Hil, you can talk about looking for new challenges academically/professionally, and personally wanting to explore other areas before settling down to a "forever" place (or something like that).
Spike's Bitches 48: I Say, We Go Out There, and Kick a Little Demon Ass.
[NAFDA] Spike-centric discussion. Lusty, lewd (only occasionally crude), risqué (and frisqué), bawdy (Oh, lawdy!), flirty ('cuz we're purty), raunchy talk inside. Caveat lector.
Hil, do you have to let your boss know you're looking? That would make me very uncomfortable.
All the jobs I'm applying for require several letters of recommendation.
Hil, you can talk about looking for new challenges academically/professionally, and personally wanting to explore other areas before settling down to a "forever" place (or something like that).
Hmm. I can try something like that.
Also, you could bring up proximity to medical facilities.
Honestly, with the state of the academic job market, no supervisor of Instructors should be at all surprised at their supervisees looking for other jobs. Unless the supervisor is a jerk, you just say, I am happy at [this place] but am also on the broader market this year.
Has your University had budget cuts? If so you also indicate that you are happy here, but want to have a backup offer in case unexpected further cuts endanger your job. Of course that makes you sound insecure so I'm not sure ...
Yeah, what flea said -- it's pretty much universally assumed that all non-tenure-track faculty may be on the market EVERY year. (And all too often have to be)
meara - I'm about 10-15 mins from work now instead of 50ish minutes. So that's a better commute.
I looked at the calendar and for the past 12 days every day has included either moving, cleaning, or running errands post move.
And I went to change the curtains to mine and realized the brackets were loose, I don't have a good screwdriver (a good set of tools is on the list of things to get and I forgot today when Will and I ended up going to Home Depot) but I was going to be careful.

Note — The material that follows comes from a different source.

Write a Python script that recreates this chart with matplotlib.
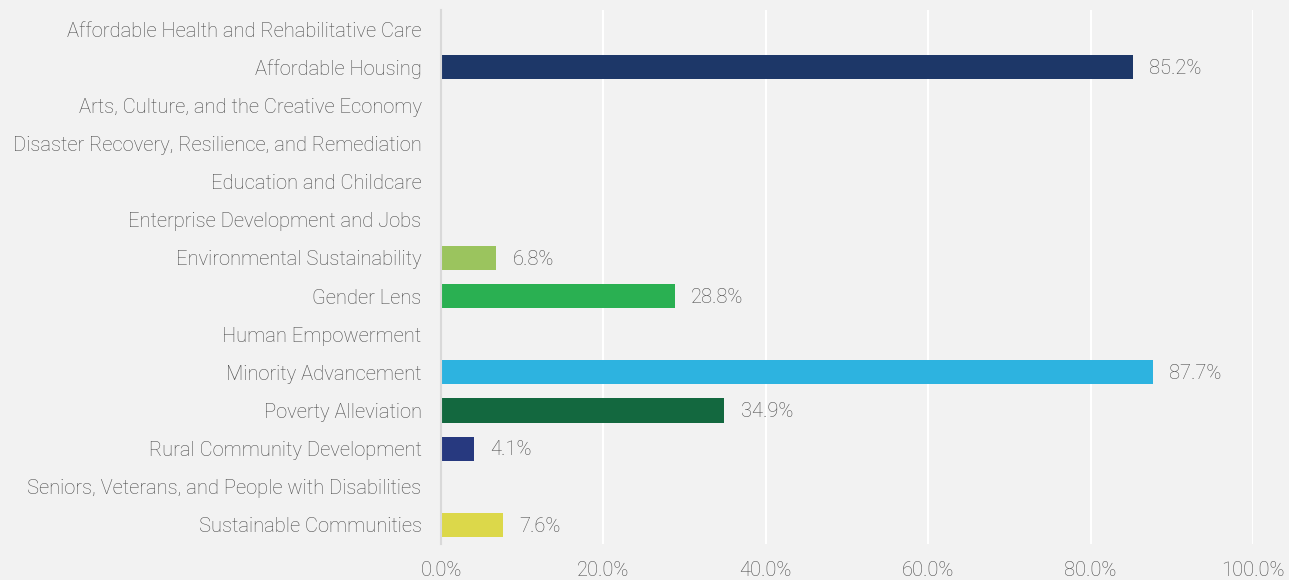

Then Penny went to jump on the window ledge and missed somehow and pulled the side and center brackets out. So now I have to deal with replacing those and trying to figure out what the problem was.
Stupid freaking ducks are following me around.
I did finish Discount Armageddon and Abraham Lincoln Vampire Hunter, both of which I enjoyed.
So, um, hi. I haven't been around these parts lately, but I need to dump in a safe place where everyone already knows my baggage. I've been asked to talk to a couple about my experiences with PTSD. The wife has emailed me a bunch of questions, and they're all so open-ended and broad and not easily answered. Like, she wants to know how long he'll likely be out of work. I've said, "YMMV" about 30 times in my response email already.
I want to be encouraging. I know I'm a success story. But, how do you tell someone that's just getting started in this journey that it's been my whole adult life...that it never goes away...that you can reach a sort of wellness if you work really hard and are really stubborn and change your expectations. I'd even say I'm happy. But, is my life what I thought? In some ways, yes, but in most ways, no. Will things ever get back to normal? No. You'll have a new normal. And that's not bad, but you're going to need to wake up and smell the coffee if you think there's a chance that things will return to normal.
But I can't say those things.
Val, that's hard. You're a good person to be willing to help them.
Given that I don't have experience with PTSD, I would think that you're right that you can't tell someone at the start of this journey that they have a new normal ahead of them. Right now, that would probably be hard to hear.
I guess -- what kinds of things would have been helpful for you to hear when you were where this man is?
hi vw! nice to see you.
a formal colleague of mine recommended a good book to someone who was have serious struggles (not PTSD, but something else). It was a short fiction novel that she thought would help out a teenager.
do you think you could write back with some general language YMMV but then recommend a short video or book or reference that might be helpful. I suspect that both the husband and the wife don't know what to do and are seeking resources to help them understand what he is going through and how the wife can be helpful. It may be that he and she need different resources to manage this situation. I don't know if AMA has guidelines or not.